Property Acquisition Tax
When you purchase property in Andorra you need to pay acquisition tax. This tax is split into two parts:
- Property transfer tax: 1% of the sale price goes to the Andorran government.
- This is Impost de Transmissions Patrimonials or ‘ITP’
- Fixed tax: 3% of the selling price goes to commune
In terms of exemptions, you don’t pay tax on inheritance, wealth, gifts or donations made between residents in Andorra. Income on investments and savings is tax-exempt under €3,000 (above that you pay 10%).
Money from scholarships, public grants and literary, artistic or scientific prizes is also tax-exempt.
Details about exempt income are outlined in Law 5/2014.
Is Andorra a Tax Haven?
No, Andorra is not a tax haven. The country has clear systems in place to ensure it is both compliant and transparent with regards to tax and is not on any blacklists.
However, in a colloquial sense, many people still refer to the country that way. If you consider Andorra to be a tax haven, then countries like Singapore are as well.

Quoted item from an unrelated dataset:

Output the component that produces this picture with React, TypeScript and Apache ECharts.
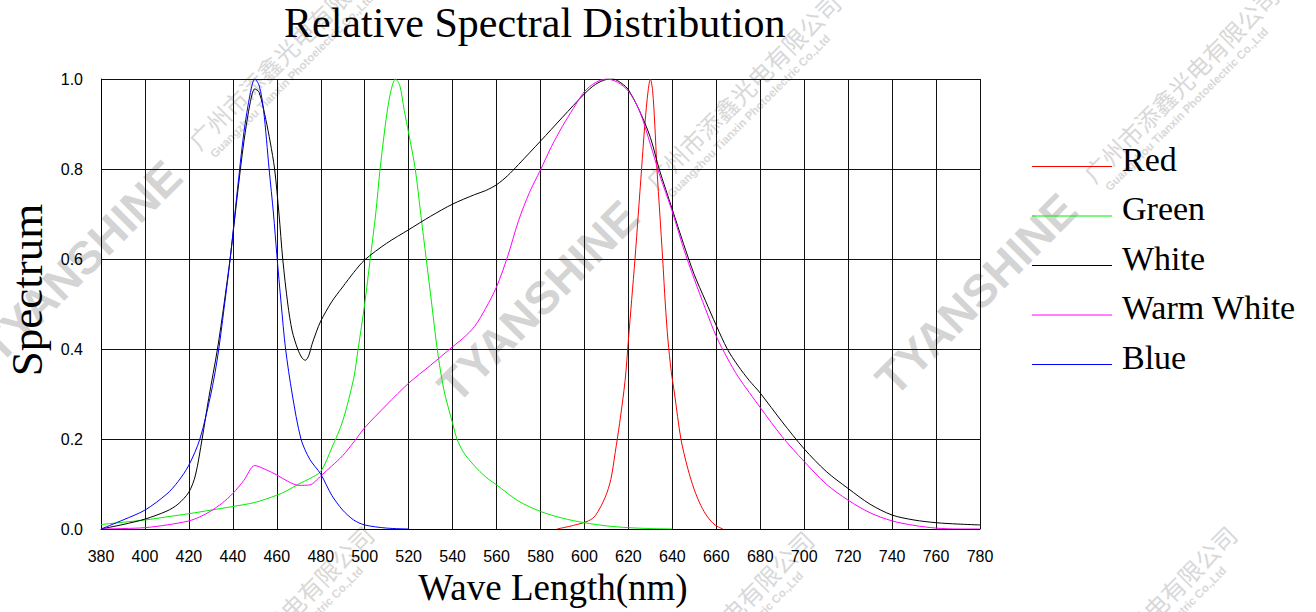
import React, { useEffect, useRef } from "react";
import * as echarts from "echarts";

// ---- data (wavelength nm, relative value) ----
const RED: [number, number][] = [
  [587.5, 0], [595, 0.008], [601.8, 0.018], [605, 0.03], [609.4, 0.07], [612, 0.11],
  [614, 0.17], [616, 0.235], [618.5, 0.33], [620, 0.42], [621.5, 0.51], [623, 0.6],
  [624.5, 0.7], [626, 0.8], [627.5, 0.9], [629, 0.975], [630, 1.0], [631, 0.975],
  [632, 0.9], [633, 0.8], [634.3, 0.7], [635.6, 0.6], [636.8, 0.5], [638, 0.42],
  [639.5, 0.35], [641, 0.3], [643.9, 0.2], [647, 0.135], [650, 0.087], [653, 0.052],
  [656, 0.027], [659.4, 0.009], [663, 0],
];

const GREEN: [number, number][] = [
  [380, 0.01], [390, 0.015], [400, 0.02], [410, 0.027], [420, 0.034], [430, 0.042],
  [440, 0.05], [450, 0.059], [460, 0.075], [465, 0.086], [470, 0.1], [475, 0.112],
  [480, 0.128], [485, 0.18], [490, 0.24], [495, 0.335], [497, 0.4], [500, 0.5],
  [502.5, 0.6], [505, 0.7], [507, 0.8], [510, 0.92], [512, 0.975], [514, 1.0],
  [516, 0.985], [518, 0.93], [520, 0.88], [523, 0.8], [525.5, 0.7], [528, 0.6],
  [530.5, 0.5], [533, 0.4], [536, 0.31], [540, 0.235], [542, 0.2], [545, 0.17],
  [550, 0.14], [555, 0.116], [560, 0.098], [570, 0.062], [580, 0.039], [590, 0.024],
  [600, 0.014], [610, 0.007], [620, 0.003], [630, 0.001], [640, 0],
];

const WHITE: [number, number][] = [
  [380, 0], [390, 0.01], [400, 0.022], [410, 0.04], [415, 0.055], [420, 0.082],
  [423, 0.12], [426, 0.2], [429, 0.29], [433, 0.4], [436, 0.5], [439, 0.61],
  [442, 0.74], [445, 0.86], [448, 0.95], [450, 0.978], [452, 0.97], [455, 0.91],
  [457, 0.86], [459, 0.8], [461, 0.7], [462.7, 0.6], [465, 0.5], [467, 0.44],
  [469.5, 0.4], [471.5, 0.38], [473, 0.375], [474.5, 0.385], [476, 0.41], [478, 0.438],
  [480, 0.462], [485, 0.505], [490, 0.538], [495, 0.57], [500, 0.598], [510, 0.635],
  [520, 0.665], [530, 0.695], [540, 0.722], [550, 0.743], [555, 0.752], [560, 0.765],
  [565, 0.785], [570, 0.81], [580, 0.862], [590, 0.915], [600, 0.967], [605, 0.988],
  [610, 0.999], [613, 1.0], [617, 0.99], [620, 0.976], [625, 0.93], [630, 0.87],
  [634, 0.8], [640, 0.71], [645, 0.635], [650, 0.565], [655, 0.508], [660, 0.452],
  [665, 0.4], [670, 0.362], [675, 0.33], [680, 0.302], [690, 0.238], [700, 0.178],
  [710, 0.128], [720, 0.09], [730, 0.055], [740, 0.031], [750, 0.02], [760, 0.014],
  [770, 0.011], [780, 0.009],
];

const WARM_WHITE: [number, number][] = [
  [380, 0], [390, 0.001], [400, 0.003], [410, 0.009], [420, 0.018], [425, 0.027],
  [430, 0.04], [435, 0.057], [440, 0.079], [445, 0.108], [450, 0.141], [455, 0.132],
  [460, 0.12], [465, 0.106], [470, 0.097], [475, 0.098], [480, 0.118], [485, 0.14],
  [490, 0.163], [495, 0.193], [500, 0.225], [510, 0.276], [520, 0.324], [530, 0.364],
  [540, 0.405], [545, 0.425], [550, 0.45], [555, 0.49], [560, 0.538], [565, 0.605],
  [570, 0.685], [575, 0.748], [580, 0.798], [585, 0.85], [590, 0.895], [595, 0.935],
  [600, 0.972], [605, 0.992], [610, 1.0], [615, 0.993], [620, 0.973], [625, 0.93],
  [630, 0.855], [634, 0.79], [640, 0.705], [645, 0.625], [650, 0.555], [655, 0.49],
  [660, 0.428], [665, 0.38], [670, 0.338], [680, 0.27], [690, 0.205], [700, 0.15],
  [710, 0.1], [720, 0.064], [730, 0.036], [740, 0.018], [750, 0.008], [760, 0.002],
  [770, 0], [780, 0],
];

const BLUE: [number, number][] = [
  [380, 0], [390, 0.02], [400, 0.042], [410, 0.078], [415, 0.105], [420, 0.142],
  [425, 0.2], [430, 0.3], [433, 0.38], [436, 0.49], [439, 0.61], [442, 0.75],
  [445, 0.88], [448, 0.97], [450, 1.0], [452, 0.985], [454, 0.93], [456.5, 0.8],
  [458.5, 0.7], [460, 0.61], [462, 0.5], [464, 0.4], [467, 0.3], [471, 0.2],
  [475, 0.155], [480, 0.122], [485, 0.075], [490, 0.042], [495, 0.02], [500, 0.009],
  [510, 0.002], [520, 0],
];

const SERIES_NAMES = ["Red", "Green", "White", "Warm White", "Blue"];
const SERIES_COLORS = ["#ff0000", "#00ee00", "#000000", "#ff00ff", "#0000ff"];
const SERIES_DATA = [RED, GREEN, WHITE, WARM_WHITE, BLUE];

const TITLE = "Relative Spectral Distribution";
const X_NAME = "Wave Length(nm)";
const Y_NAME = "Spectrum";
const MARK_BIG = "TYANSHINE";
const MARK_CN = "广州市添鑫光电有限公司";
const MARK_EN = "Guangzhou Tianxin Photoelectric Co.,Ltd";

// legend line sits near the bottom of its icon box so the label stands a little above it
const LEGEND_ICON = "path://M0,0L0.01,0L0.01,0.01Z M0,15L80,15L80,16L0,16Z";

function watermark(x: number, y: number) {
  return {
    type: "group",
    x,
    y,
    rotation: Math.PI / 4,
    silent: true,
    z: -10,
    children: [
      {
        type: "text",
        x: 0,
        y: -16,
        z: -10,
        style: {
          text: MARK_BIG,
          fontFamily: "Liberation Sans",
          fontWeight: "bold",
          fontSize: 46,
          fill: "#d4d4d4",
          align: "left",
          verticalAlign: "middle",
        },
      },
      {
        type: "text",
        x: 292,
        y: -8,
        z: -10,
        style: {
          text: MARK_CN,
          fontFamily: "Noto Sans CJK SC",
          fontSize: 24,
          fill: "#d8d8d8",
          align: "left",
          verticalAlign: "bottom",
        },
      },
      {
        type: "text",
        x: 298,
        y: 2,
        z: -10,
        style: {
          text: MARK_EN,
          fontFamily: "Liberation Sans",
          fontWeight: "bold",
          fontSize: 11.5,
          fill: "#d8d8d8",
          align: "left",
          verticalAlign: "middle",
        },
      },
    ],
  };
}

export default function App() {
  const ref = useRef<HTMLDivElement>(null);
  useEffect(() => {
    document.body.style.margin = "0";
    const chart = echarts.init(ref.current as HTMLDivElement, null, { renderer: "svg" });
    const option: any = {
      animation: false,
      backgroundColor: "#ffffff",
      title: {
        text: TITLE,
        left: 284,
        top: 2,
        padding: 0,
        textStyle: {
          fontFamily: "Liberation Serif",
          fontSize: 42,
          fontWeight: "normal",
          color: "#000",
        },
      },
      legend: {
        orient: "vertical",
        left: 1027,
        top: 137,
        padding: 5,
        icon: LEGEND_ICON,
        itemWidth: 80,
        itemHeight: 16,
        itemGap: 15.5,
        selectedMode: false,
        data: SERIES_NAMES,
        textStyle: {
          fontFamily: "Liberation Serif",
          fontSize: 34,
          lineHeight: 34,
          color: "#000",
          padding: [0, 0, 0, 5],
        },
      },
      grid: {
        left: 101,
        right: 336,
        top: 79,
        bottom: 83,
        containLabel: false,
        outerBoundsMode: "none",
      },
      xAxis: {
        type: "value",
        min: 380,
        max: 780,
        interval: 20,
        name: X_NAME,
        nameLocation: "middle",
        nameGap: 37,
        nameTextStyle: {
          fontFamily: "Liberation Serif",
          fontSize: 37,
          color: "#000",
          padding: [0, 0, 0, 25],
        },
        axisLine: { show: true, lineStyle: { color: "#000", width: 1 } },
        axisTick: { show: false },
        axisLabel: {
          margin: 19,
          fontFamily: "Liberation Sans",
          fontSize: 16,
          color: "#000",
        },
        splitLine: { show: true, lineStyle: { color: "#111", width: 1 } },
      },
      yAxis: {
        type: "value",
        min: 0,
        max: 1,
        interval: 0.2,
        name: Y_NAME,
        nameLocation: "middle",
        nameGap: 52,
        nameTextStyle: {
          fontFamily: "Liberation Serif",
          fontSize: 45,
          color: "#000",
          padding: [0, 0, 0, 28],
        },
        axisLine: { show: true, lineStyle: { color: "#000", width: 1 } },
        axisTick: { show: false },
        axisLabel: {
          margin: 18,
          fontFamily: "Liberation Sans",
          fontSize: 16,
          color: "#000",
          formatter: (v: number) => v.toFixed(1),
        },
        splitLine: { show: true, lineStyle: { color: "#111", width: 1 } },
      },
      graphic: {
        elements: [
          watermark(0, 365),
          watermark(457, 405),
          watermark(895, 398),
          watermark(-10, 937),
          watermark(430, 942),
          watermark(853, 937),
        ],
      },
      series: SERIES_NAMES.map((name, i) => ({
        name,
        type: "line",
        data: SERIES_DATA[i],
        symbol: "none",
        showSymbol: false,
        smooth: 0.3,
        z: 3,
        lineStyle: { color: SERIES_COLORS[i], width: 1 },
        itemStyle: { color: SERIES_COLORS[i] },
      })),
    };
    chart.setOption(option);
    return () => chart.dispose();
  }, []);
  return <div ref={ref} style={{ width: 1316, height: 612 }} />;
}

The lower tax rates, coupled with the potential to reduce them even further, make Andorra an extremely tax-friendly home base. It’s no surprise that many entrepreneurs consider it the best place to live.
Summing Up Andorra’s Tax System
The still relatively unknown principality has some distinct advantages when it comes to tax. If nothing else, it’s extremely easy to estimate what you will owe the taxman in Andorra.
While you are expected to pay tax on a number of things, such as income, capital gains, consumption and so on, in a lot of cases it’s possible to reduce taxes owed.
That being said, it’s up to you to make sure your tax affairs are in order. Andorra might be fair in the amount of tax it levies but, like most other countries, reporting and filing is still your responsibility.